If the Trail Blazers haven’t figured it out yet, they better soon: There is no invisible “THEY”, slighting them and screwing them out of your rightfully-anointed greatness. There is only the Blazers: the players in that locker room and administrators in that organization. Either they will take control of these games or somebody else will control it for them.

If the Blazers want to win this series, they better be willing to go body to body with Anthony Davis, jumping into his chest, taking away his shot-blocking ability, and drawing fouls on him. They better be willing to take more than half a step before Jrue Holiday blows by them on the drive. They better be able to get through a screen without sticking to it, to hit a shot with a defender closing, and to dunk the damn ball going to the rim instead of trying to lay it up like this was an ordinary game in early February.

So far in the series, these things are not happening with enough frequency to matter. The lack of contact, aggression, and control are obvious enough that behind the scenes, site staff members are legitimately considering the possibility that—along with the obvious Moe Harkless recovery, Evan Turner’s toe injury, and Jusuf Nurkic’s leg contusion—Damian Lillard himself might be ailing to the point he is not comfortable.

If, in the course of pursuing these things, the referees blow calls against you because the view wasn’t clear or the ref made a mistake or even because they’re screwing you over right to your face, you better be able to treat those calls like you treat everything else: just another obstacle to get over. No matter what, you keep throwing your body and everything you’ve got after that ball and that shot, until you teach the officials how to see you instead of letting yourself get defined by them.

Winning teams lead referees into the calls that need to be made rather than following them into oblivion. And if the refs never end up doing it, it becomes evident to everyone who sees it—not just loyal and biased fans, agents and confidants—what’s going on. Then THEY talk about how you were the better team and deserved more than you got. Then you look back at THEY, including the refs and the league, and say it doesn’t matter; you’ve got this next time, and every time.

As we said before the playoffs started, as we’ll probably explore more during the summer if the series result doesn’t reverse, this organization needs a serious culture change. That’s impossible to accomplish overnight, but it should start right now. The Blazers won’t get a second chance at the 2018 NBA Playoffs. They’re still alive in this series, though...still at the point where everything could look different with the turn of a single game. They need to come out with aggression, with an indomitable attitude, and with the idea that nothing will get in the way of winning Game 3.

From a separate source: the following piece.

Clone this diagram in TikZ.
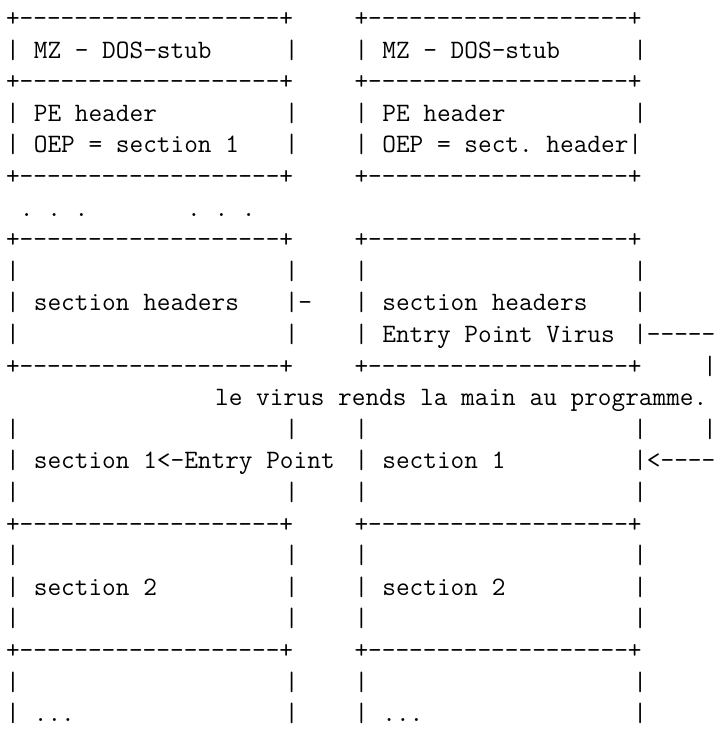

In part, that attitude is going to show in how they perceive and treat the whistles blown against them. If they think they’re going to win this, or any, playoff series on the basis of fairness, they lost before it even started. When they teach the referees to make favorable calls by how they approach the game and the opponent, they’ll start to get more of them. Either way, the whistles will be a symptom of what they did or didn’t do, not the reason for it.

Game 3 tips at 6:00 PM, Pacific on Thursday.